--- Data ---
--- --- ---

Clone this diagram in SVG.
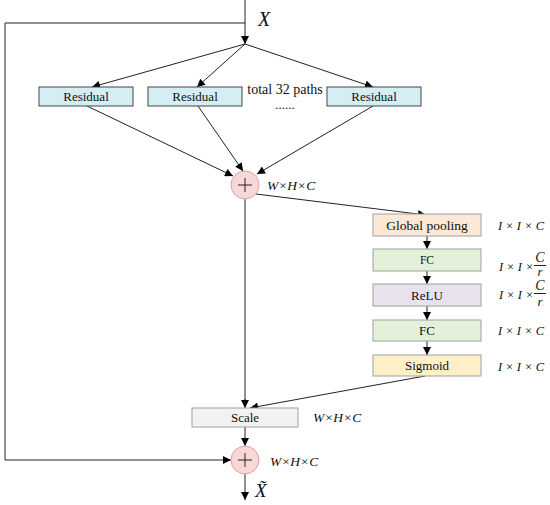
<svg xmlns="http://www.w3.org/2000/svg" width="550" height="505" viewBox="0 0 550 505">
<defs>
<marker id="ah" viewBox="0 0 10 10" refX="10" refY="5" markerWidth="9" markerHeight="8" markerUnits="userSpaceOnUse" orient="auto">
<path d="M0,0 L10,5 L0,10 z" fill="#000"/>
</marker>
</defs>
<style>
.bx{stroke:#a0a0a0;stroke-width:1}
.res{fill:#d4eef3;stroke:#444;stroke-width:1}
.c{fill:none;stroke:#222;stroke-width:1}
.a{marker-end:url(#ah)}
.sum{fill:#f8d8d6;stroke:#d9a6a3;stroke-width:1}
</style>
<rect width="550" height="505" fill="#fff"/>
<g id="connectors">
<path class="c a" d="M245,0 V44"/>
<path class="c" d="M245,23 H5 V460 H222"/>
<path class="c a" d="M222,460 H231"/>
<path class="c a" d="M245,44 L92,87"/>
<path class="c a" d="M245,44 L197,87"/>
<path class="c a" d="M245,44 L373,87"/>
<path class="c a" d="M87,106 L233,176"/>
<path class="c a" d="M198,106 L243,171"/>
<path class="c a" d="M373,106 L257,174"/>
<path class="c a" d="M256,194 L426,215"/>
<path class="c a" d="M427,236 V249"/>
<path class="c a" d="M427,271 V284"/>
<path class="c a" d="M427,306 V320"/>
<path class="c a" d="M427,341 V355"/>
<path class="c" d="M245,199 V400"/>
<path class="c a" d="M245,399 V408"/>
<path class="c a" d="M425,376 L250,408"/>
<path class="c a" d="M245,427 V446"/>
<path class="c a" d="M245,474 V500"/>
</g>
<g font-family="Liberation Serif, Times New Roman, serif" fill="#111">
<g id="X"><text x="258" y="26" font-style="italic" font-size="20">X</text></g>
<g id="res1" font-size="13" text-anchor="middle"><rect class="res" x="39" y="87" width="94" height="19"/><text x="86" y="101">Residual</text></g>
<g id="res2" font-size="13" text-anchor="middle"><rect class="res" x="148" y="87" width="94" height="19"/><text x="195" y="101">Residual</text></g>
<g id="res3" font-size="13" text-anchor="middle"><rect class="res" x="327" y="87" width="94" height="19"/><text x="374" y="101">Residual</text></g>
<g id="paths" text-anchor="middle"><text x="285" y="94" font-size="14">total 32 paths</text><text x="285" y="109" font-size="13">......</text></g>
<g id="sum1"><circle class="sum" cx="245" cy="185" r="14"/><path d="M238,185 H252 M245,178 V192" stroke="#222" stroke-width="1"/><text x="267" y="190" font-style="italic" font-size="13.5">W×H×C</text></g>
<g id="gp"><rect class="bx" x="373" y="214" width="108" height="22" fill="#fde8d6"/><text x="427" y="229.5" font-size="13.5" text-anchor="middle">Global pooling</text><text x="498" y="230" font-style="italic" font-size="12.5">I × I × C</text></g>
<g id="fc1"><rect class="bx" x="373" y="249" width="108" height="22" fill="#e3f0da"/><text x="427" y="264" font-size="11.5" text-anchor="middle">FC</text><text x="499" y="271" font-style="italic" font-size="12.5">I × I ×</text><text x="540" y="262" font-style="italic" font-size="14" text-anchor="middle">C</text><path d="M534,265.5 H546" stroke="#222"/><text x="540" y="276" font-style="italic" font-size="13" text-anchor="middle">r</text></g>
<g id="relu"><rect class="bx" x="373" y="284" width="108" height="22" fill="#e7e2ee"/><text x="427" y="299.5" font-size="13" text-anchor="middle">ReLU</text><text x="499" y="299" font-style="italic" font-size="12.5">I × I ×</text><text x="540" y="290" font-style="italic" font-size="14" text-anchor="middle">C</text><path d="M534,293.5 H546" stroke="#222"/><text x="540" y="306" font-style="italic" font-size="13" text-anchor="middle">r</text></g>
<g id="fc2"><rect class="bx" x="373" y="320" width="108" height="21" fill="#e3f0da"/><text x="427" y="335" font-size="13" text-anchor="middle">FC</text><text x="498" y="335" font-style="italic" font-size="12.5">I × I × C</text></g>
<g id="sig"><rect class="bx" x="373" y="355" width="108" height="21" fill="#fdf0c9"/><text x="427" y="370" font-size="13" text-anchor="middle">Sigmoid</text><text x="498" y="371" font-style="italic" font-size="12.5">I × I × C</text></g>
<g id="scale"><rect class="bx" x="192" y="408" width="106" height="19" fill="#f2f2f2"/><text x="245" y="422" font-size="13" text-anchor="middle">Scale</text><text x="313" y="422" font-style="italic" font-size="13.5">W×H×C</text></g>
<g id="sum2"><circle class="sum" cx="245" cy="460" r="14"/><path d="M238,460 H252 M245,453 V467" stroke="#222" stroke-width="1"/><text x="270" y="466" font-style="italic" font-size="13.5">W×H×C</text></g>
<g id="Xt"><text x="255" y="497" font-style="italic" font-size="19">X&#x303;</text></g>
</g>
</svg>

--- --- ---

--- Task goal ---
Except for the pictures, copy the material above exactly.

--- Result of this task ---
Clone this diagram in SVG.
<svg xmlns="http://www.w3.org/2000/svg" width="550" height="505" viewBox="0 0 550 505">
<defs>
<marker id="ah" viewBox="0 0 10 10" refX="10" refY="5" markerWidth="9" markerHeight="8" markerUnits="userSpaceOnUse" orient="auto">
<path d="M0,0 L10,5 L0,10 z" fill="#000"/>
</marker>
</defs>
<style>
.bx{stroke:#a0a0a0;stroke-width:1}
.res{fill:#d4eef3;stroke:#444;stroke-width:1}
.c{fill:none;stroke:#222;stroke-width:1}
.a{marker-end:url(#ah)}
.sum{fill:#f8d8d6;stroke:#d9a6a3;stroke-width:1}
</style>
<rect width="550" height="505" fill="#fff"/>
<g id="connectors">
<path class="c a" d="M245,0 V44"/>
<path class="c" d="M245,23 H5 V460 H222"/>
<path class="c a" d="M222,460 H231"/>
<path class="c a" d="M245,44 L92,87"/>
<path class="c a" d="M245,44 L197,87"/>
<path class="c a" d="M245,44 L373,87"/>
<path class="c a" d="M87,106 L233,176"/>
<path class="c a" d="M198,106 L243,171"/>
<path class="c a" d="M373,106 L257,174"/>
<path class="c a" d="M256,194 L426,215"/>
<path class="c a" d="M427,236 V249"/>
<path class="c a" d="M427,271 V284"/>
<path class="c a" d="M427,306 V320"/>
<path class="c a" d="M427,341 V355"/>
<path class="c" d="M245,199 V400"/>
<path class="c a" d="M245,399 V408"/>
<path class="c a" d="M425,376 L250,408"/>
<path class="c a" d="M245,427 V446"/>
<path class="c a" d="M245,474 V500"/>
</g>
<g font-family="Liberation Serif, Times New Roman, serif" fill="#111">
<g id="X"><text x="258" y="26" font-style="italic" font-size="20">X</text></g>
<g id="res1" font-size="13" text-anchor="middle"><rect class="res" x="39" y="87" width="94" height="19"/><text x="86" y="101">Residual</text></g>
<g id="res2" font-size="13" text-anchor="middle"><rect class="res" x="148" y="87" width="94" height="19"/><text x="195" y="101">Residual</text></g>
<g id="res3" font-size="13" text-anchor="middle"><rect class="res" x="327" y="87" width="94" height="19"/><text x="374" y="101">Residual</text></g>
<g id="paths" text-anchor="middle"><text x="285" y="94" font-size="14">total 32 paths</text><text x="285" y="109" font-size="13">......</text></g>
<g id="sum1"><circle class="sum" cx="245" cy="185" r="14"/><path d="M238,185 H252 M245,178 V192" stroke="#222" stroke-width="1"/><text x="267" y="190" font-style="italic" font-size="13.5">W×H×C</text></g>
<g id="gp"><rect class="bx" x="373" y="214" width="108" height="22" fill="#fde8d6"/><text x="427" y="229.5" font-size="13.5" text-anchor="middle">Global pooling</text><text x="498" y="230" font-style="italic" font-size="12.5">I × I × C</text></g>
<g id="fc1"><rect class="bx" x="373" y="249" width="108" height="22" fill="#e3f0da"/><text x="427" y="264" font-size="11.5" text-anchor="middle">FC</text><text x="499" y="271" font-style="italic" font-size="12.5">I × I ×</text><text x="540" y="262" font-style="italic" font-size="14" text-anchor="middle">C</text><path d="M534,265.5 H546" stroke="#222"/><text x="540" y="276" font-style="italic" font-size="13" text-anchor="middle">r</text></g>
<g id="relu"><rect class="bx" x="373" y="284" width="108" height="22" fill="#e7e2ee"/><text x="427" y="299.5" font-size="13" text-anchor="middle">ReLU</text><text x="499" y="299" font-style="italic" font-size="12.5">I × I ×</text><text x="540" y="290" font-style="italic" font-size="14" text-anchor="middle">C</text><path d="M534,293.5 H546" stroke="#222"/><text x="540" y="306" font-style="italic" font-size="13" text-anchor="middle">r</text></g>
<g id="fc2"><rect class="bx" x="373" y="320" width="108" height="21" fill="#e3f0da"/><text x="427" y="335" font-size="13" text-anchor="middle">FC</text><text x="498" y="335" font-style="italic" font-size="12.5">I × I × C</text></g>
<g id="sig"><rect class="bx" x="373" y="355" width="108" height="21" fill="#fdf0c9"/><text x="427" y="370" font-size="13" text-anchor="middle">Sigmoid</text><text x="498" y="371" font-style="italic" font-size="12.5">I × I × C</text></g>
<g id="scale"><rect class="bx" x="192" y="408" width="106" height="19" fill="#f2f2f2"/><text x="245" y="422" font-size="13" text-anchor="middle">Scale</text><text x="313" y="422" font-style="italic" font-size="13.5">W×H×C</text></g>
<g id="sum2"><circle class="sum" cx="245" cy="460" r="14"/><path d="M238,460 H252 M245,453 V467" stroke="#222" stroke-width="1"/><text x="270" y="466" font-style="italic" font-size="13.5">W×H×C</text></g>
<g id="Xt"><text x="255" y="497" font-style="italic" font-size="19">X&#x303;</text></g>
</g>
</svg>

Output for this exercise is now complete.